(begin)

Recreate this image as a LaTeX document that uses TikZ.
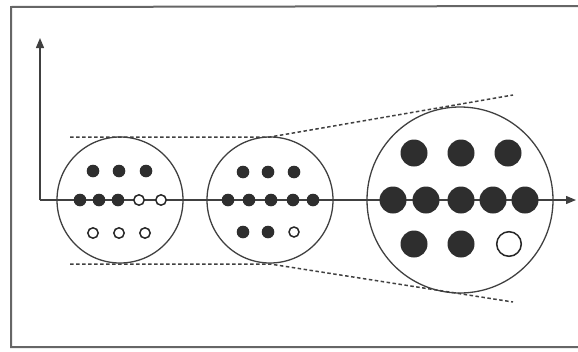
\documentclass[tikz,border=0pt]{standalone}
\usepackage{tikz}
\usetikzlibrary{arrows.meta, positioning, calc}
\tikzset{
    cerchio/.style={draw=black!75, line width=1.3pt, circle, inner sep=0pt, minimum size=#1},
    pieno/.style={fill=black!82},
    vuoto/.style={draw=black!85, line width=1.5pt, fill=white},
    tratto/.style={black!75, line width=1.5pt, dash pattern=on 3.5pt off 2.5pt},
    asse/.style={-{Triangle[width=8pt,length=10pt]}, black!75, line width=1.3pt}
}

\begin{document}
\begin{tikzpicture}[x=1pt, y=-1pt]
    \useasboundingbox (0,0) rectangle (578,351);
    % Cornice
    \draw[black!60, line width=2pt] (578,6) -- (11,7) -- (11,347) -- (578,347);

    % Assi
    \coordinate (o) at (40,200);
    \coordinate (ytip) at (40,38);
    \coordinate (xtip) at (576,200);
    \draw[asse] (o) -- (ytip);
    \draw[asse] (o) -- (xtip);

    % Cerchi
    \node[cerchio=126pt] (c1) at (120,200) {};
    \node[cerchio=126pt] (c2) at (270,200) {};
    \node[cerchio=186pt] (c3) at (460,200) {};

    % Rette tratteggiate (inviluppo)
    \coordinate (t0) at (70,137);
    \coordinate (t1) at (270,137);
    \coordinate (t2) at (513,95);
    \coordinate (b0) at (70,264);
    \coordinate (b1) at (270,264);
    \coordinate (b2) at (513,302);
    \draw[tratto] (t0) -- (t1) -- (t2);
    \draw[tratto] (b0) -- (b1) -- (b2);

    % Primo cerchio
    \foreach \x/\y in {93/171, 119/171, 146/171, 80/200, 99/200, 118/200}
        \fill[pieno] (\x,\y) circle (6.3);
    \foreach \x/\y in {139/200, 161/200, 93/233, 119/233, 145/233}
        \draw[vuoto] (\x,\y) circle (5.2);

    % Secondo cerchio
    \foreach \x/\y in {243/172, 268/172, 294/172, 228/200, 249/200, 271/200, 293/200, 313/200, 243/232, 268/232}
        \fill[pieno] (\x,\y) circle (6.3);
    \draw[vuoto] (294,232) circle (5);

    % Terzo cerchio
    \foreach \x/\y in {414/153, 461/153, 508/153, 393/200, 426/200, 461/200, 493/200, 525/200, 414/244, 461/244}
        \fill[pieno] (\x,\y) circle (13.5);
    \draw[vuoto] (509,244) circle (12.3);
\end{tikzpicture}
\end{document}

(end)

Task prompt> Ignore the images and quote every line of the listing exactly.

Expected output>
Recreate this image as a LaTeX document that uses TikZ.
\documentclass[tikz,border=0pt]{standalone}
\usepackage{tikz}
\usetikzlibrary{arrows.meta, positioning, calc}
\tikzset{
    cerchio/.style={draw=black!75, line width=1.3pt, circle, inner sep=0pt, minimum size=#1},
    pieno/.style={fill=black!82},
    vuoto/.style={draw=black!85, line width=1.5pt, fill=white},
    tratto/.style={black!75, line width=1.5pt, dash pattern=on 3.5pt off 2.5pt},
    asse/.style={-{Triangle[width=8pt,length=10pt]}, black!75, line width=1.3pt}
}

\begin{document}
\begin{tikzpicture}[x=1pt, y=-1pt]
    \useasboundingbox (0,0) rectangle (578,351);
    % Cornice
    \draw[black!60, line width=2pt] (578,6) -- (11,7) -- (11,347) -- (578,347);

    % Assi
    \coordinate (o) at (40,200);
    \coordinate (ytip) at (40,38);
    \coordinate (xtip) at (576,200);
    \draw[asse] (o) -- (ytip);
    \draw[asse] (o) -- (xtip);

    % Cerchi
    \node[cerchio=126pt] (c1) at (120,200) {};
    \node[cerchio=126pt] (c2) at (270,200) {};
    \node[cerchio=186pt] (c3) at (460,200) {};

    % Rette tratteggiate (inviluppo)
    \coordinate (t0) at (70,137);
    \coordinate (t1) at (270,137);
    \coordinate (t2) at (513,95);
    \coordinate (b0) at (70,264);
    \coordinate (b1) at (270,264);
    \coordinate (b2) at (513,302);
    \draw[tratto] (t0) -- (t1) -- (t2);
    \draw[tratto] (b0) -- (b1) -- (b2);

    % Primo cerchio
    \foreach \x/\y in {93/171, 119/171, 146/171, 80/200, 99/200, 118/200}
        \fill[pieno] (\x,\y) circle (6.3);
    \foreach \x/\y in {139/200, 161/200, 93/233, 119/233, 145/233}
        \draw[vuoto] (\x,\y) circle (5.2);

    % Secondo cerchio
    \foreach \x/\y in {243/172, 268/172, 294/172, 228/200, 249/200, 271/200, 293/200, 313/200, 243/232, 268/232}
        \fill[pieno] (\x,\y) circle (6.3);
    \draw[vuoto] (294,232) circle (5);

    % Terzo cerchio
    \foreach \x/\y in {414/153, 461/153, 508/153, 393/200, 426/200, 461/200, 493/200, 525/200, 414/244, 461/244}
        \fill[pieno] (\x,\y) circle (13.5);
    \draw[vuoto] (509,244) circle (12.3);
\end{tikzpicture}
\end{document}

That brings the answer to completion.